Так кто же мы в конце концов? Женщины с маленькими вселенными на ремешке. Мы — кураторы собственных музеев, библиотекари личных архивов, алхимики, превращающие обыденный хлам в доказательства прожитой жизни.

Потерять сумку — значит пережить краткую апокалиптическую паузу, стирание материальных следов. Но выбрать новую — это чистейший акт самотворения. Мы решаем, кем будем в этом сезоне: женщиной с жёстким структурированным портфелем (чёткие планы, никакого лишнего), дамой с воздушной плетёнкой (лёгкость, близость к природе) или хранительницей винтажного сокровища с историей.

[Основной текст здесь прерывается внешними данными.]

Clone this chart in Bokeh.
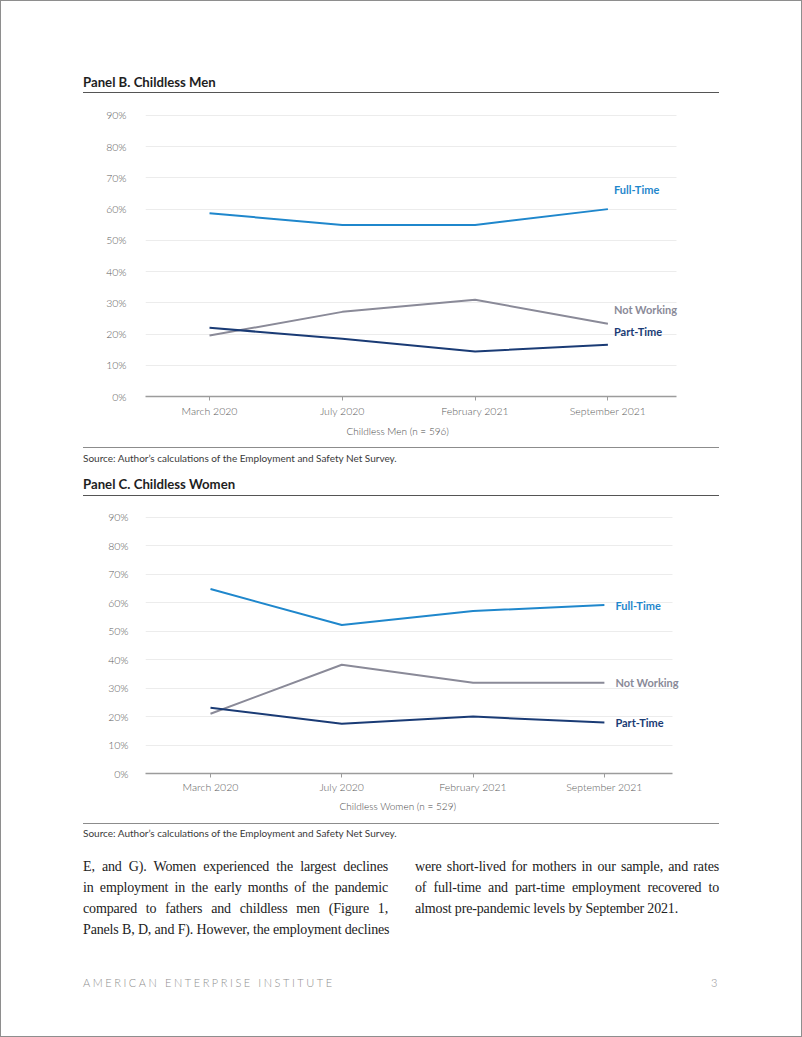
from bokeh.plotting import figure
from bokeh.models import (Range1d, FixedTicker, PrintfTickFormatter, Label, Div, Title)
from bokeh.layouts import column
from bokeh.embed import file_html
from bokeh.resources import INLINE

# ---------------- data ----------------
DATES = ["March 2020", "July 2020", "February 2021", "September 2021"]
SERIES = ["Full-Time", "Not Working", "Part-Time"]

MEN_FULL_TIME = [58.7, 54.9, 54.9, 60.0]
MEN_NOT_WORKING = [19.5, 27.1, 31.0, 23.3]
MEN_PART_TIME = [22.0, 18.5, 14.4, 16.6]

WOMEN_FULL_TIME = [64.8, 52.2, 57.1, 59.2]
WOMEN_NOT_WORKING = [21.0, 38.2, 31.9, 31.9]
WOMEN_PART_TIME = [23.1, 17.5, 20.0, 17.9]

Y_TICKS = [0, 10, 20, 30, 40, 50, 60, 70, 80, 90]

# x positions of the survey waves (one slot per date)
X_POS = list(range(len(DATES)))

# ---------------- style ----------------
COLORS = {"Full-Time": "#1f87cc", "Not Working": "#8a8a98", "Part-Time": "#1a3b75"}
FONT = "Lato"
LIGHT = "Lato Light"
TICK_COLOR = "#5c5c5c"
W = 802


def make_panel(vals, axis_label, height, top, bottom, x_start, x_axis_end, x_end,
               label_dx, label_dy, lab_standoff, title_offset, title_standoff, ylab_standoff):
    p = figure(x_range=Range1d(x_start, x_end), y_range=Range1d(0, 90.3),
               width=W, height=height,
               output_backend="svg", toolbar_location=None,
               min_border_top=top, min_border_bottom=bottom,
               min_border_left=145, min_border_right=W - 745)
    p.outline_line_color = None
    p.background_fill_alpha = 0
    p.border_fill_alpha = 0

    for name in SERIES:
        p.line(x=X_POS, y=vals[name], line_color=COLORS[name], line_width=2)

    for name, dy in zip(SERIES, label_dy):
        p.add_layout(Label(x=X_POS[-1], y=vals[name][-1], x_offset=label_dx, y_offset=dy,
                           text=name, text_color=COLORS[name],
                           text_font=FONT, text_font_style="bold",
                           text_font_size="11px", text_baseline="middle",
                           text_align="left"))

    xa = p.xaxis[0]
    xa.ticker = FixedTicker(ticks=X_POS)
    xa.major_label_overrides = {x: d for x, d in zip(X_POS, DATES)}
    xa.bounds = (x_start, x_axis_end)
    xa.axis_line_color = "#9c9c9c"
    xa.axis_line_width = 1.5
    xa.major_tick_line_color = "#9c9c9c"
    xa.major_tick_out = 4
    xa.major_tick_in = 0
    xa.minor_tick_line_color = None
    xa.major_label_text_font = LIGHT
    xa.major_label_text_font_size = "10.5px"
    xa.major_label_text_color = TICK_COLOR
    xa.major_label_standoff = lab_standoff

    # x-axis caption, centred under the axis line (not under the wider frame)
    p.add_layout(Title(text=axis_label, align="left", offset=title_offset,
                       standoff=title_standoff,
                       text_font=LIGHT, text_font_style="normal",
                       text_font_size="10px", text_color="#4a4a4a"), "below")

    ya = p.yaxis[0]
    ya.ticker = FixedTicker(ticks=Y_TICKS)
    ya.formatter = PrintfTickFormatter(format="%d%%")
    ya.axis_line_color = None
    ya.major_tick_line_color = None
    ya.minor_tick_line_color = None
    ya.major_label_text_font = LIGHT
    ya.major_label_text_font_size = "10.5px"
    ya.major_label_text_color = TICK_COLOR
    ya.major_label_standoff = ylab_standoff

    p.xgrid.grid_line_color = None
    p.ygrid.grid_line_color = "#ececec"
    p.ygrid.grid_line_width = 1
    try:
        p.ygrid[0].cross_bounds = (x_start, x_axis_end)
    except Exception:
        pass
    return p


men = {"Full-Time": MEN_FULL_TIME, "Not Working": MEN_NOT_WORKING, "Part-Time": MEN_PART_TIME}
women = {"Full-Time": WOMEN_FULL_TIME, "Not Working": WOMEN_NOT_WORKING, "Part-Time": WOMEN_PART_TIME}

# frame spans x = 145 .. 745 px on the page
pB = make_panel(men, "Childless Men (n = 596)", 344, 14, 48,
                -0.482, 3.516, -0.482 + 600 / 132.8,
                6, [20, 14, 13], 4, 201, 6, 13)
pC = make_panel(women, "Childless Women (n = 529)", 318, 14, 47,
                -0.495, 3.518, -0.495 + 600 / 131.3,
                11, [0, 0, 0], 3, 194, 4, 11)

SANS = "font-family:Lato,sans-serif;"
TITLE = SANS + "position:absolute;left:83px;font-weight:bold;font-size:13.2px;line-height:16px;color:#1e1e1e;white-space:nowrap;"
SOURCE = SANS + "position:absolute;left:83px;font-size:10px;line-height:12px;color:#3a3a3a;white-space:nowrap;"


def rule(top, color, h):
    return ('<div style="position:absolute;left:83px;top:%spx;width:636px;height:%spx;background:%s;"></div>'
            % (top, h, color))


SOURCE_TEXT = "Source: Author\u2019s calculations of the Employment and Safety Net Survey."

div1 = Div(width=W, height=100, margin=0, text=(
    '<div style="position:relative;width:802px;height:100px;">'
    '<div style="position:absolute;left:0px;top:0px;width:802px;height:1037px;box-sizing:border-box;'
    'border:1px solid #8e8e8e;pointer-events:none;z-index:10;"></div>'
    '<div style="' + TITLE + 'top:74px;">Panel B. Childless Men</div>'
    + rule(91.5, "#555", 1.5) +
    '</div>'))

div2 = Div(width=W, height=58, margin=0, text=(
    '<div style="position:relative;width:802px;height:58px;">'
    + rule(2.5, "#8c8c8c", 1) +
    '<div style="' + SOURCE + 'top:8px;">' + SOURCE_TEXT + '</div>'
    '<div style="' + TITLE + 'top:32px;">Panel C. Childless Women</div>'
    + rule(50.5, "#555", 1.5) +
    '</div>'))

SERIF = "font-family:'Liberation Serif',serif;font-size:14px;line-height:21px;color:#222;letter-spacing:-0.15px;"


def jline(txt, last=False):
    al = "left" if last else "justify"
    return ('<div style="white-space:nowrap;text-align:%s;text-align-last:%s;">%s</div>' % (al, al, txt))


left_lines = ["E, and G). Women experienced the largest declines",
              "in employment in the early months of the pandemic",
              "compared to fathers and childless men (Figure 1,",
              "Panels B, D, and F). However, the employment declines"]
right_lines = ["were short-lived for mothers in our sample, and rates",
               "of full-time and part-time employment recovered to",
               "almost pre-pandemic levels by September 2021."]

div3 = Div(width=W, height=217, margin=0, text=(
    '<div style="position:relative;width:802px;height:217px;">'
    + rule(2.5, "#8c8c8c", 1) +
    '<div style="' + SOURCE + 'top:7px;">' + SOURCE_TEXT + '</div>'
    '<div style="position:absolute;left:83px;top:35.5px;width:305px;' + SERIF + '">'
    + "".join(jline(t) for t in left_lines) + '</div>'
    '<div style="position:absolute;left:415px;top:35.5px;width:304px;' + SERIF + '">'
    + "".join(jline(t, i == len(right_lines) - 1) for i, t in enumerate(right_lines)) + '</div>'
    '<div style="font-family:\'Lato Light\',Lato,sans-serif;position:absolute;left:83px;top:155px;font-size:11px;line-height:16px;'
    'letter-spacing:2.55px;color:#8e8e8e;white-space:nowrap;">AMERICAN ENTERPRISE INSTITUTE</div>'
    '<div style="font-family:\'Lato Light\',Lato,sans-serif;position:absolute;left:711px;top:155px;font-size:11px;line-height:16px;'
    'color:#8e8e8e;">3</div>'
    '</div>'))

layout = column(div1, pB, div2, pC, div3, spacing=0)

open("out.html", "w").write(file_html(layout, INLINE))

Застёгивая застёжку, мы запираем свою тайну. Роясь в глубинах в поисках ключей, на мгновение касаемся хаоса и чуда собственного внутреннего мира. И в этом — вся магия. Мы несём на плече или в руке не кусок кожи, а передвижную крепость, исповедальню и манифест в одном флаконе. И это, пожалуй, самая элегантная и личная власть, которую только можно вообразить.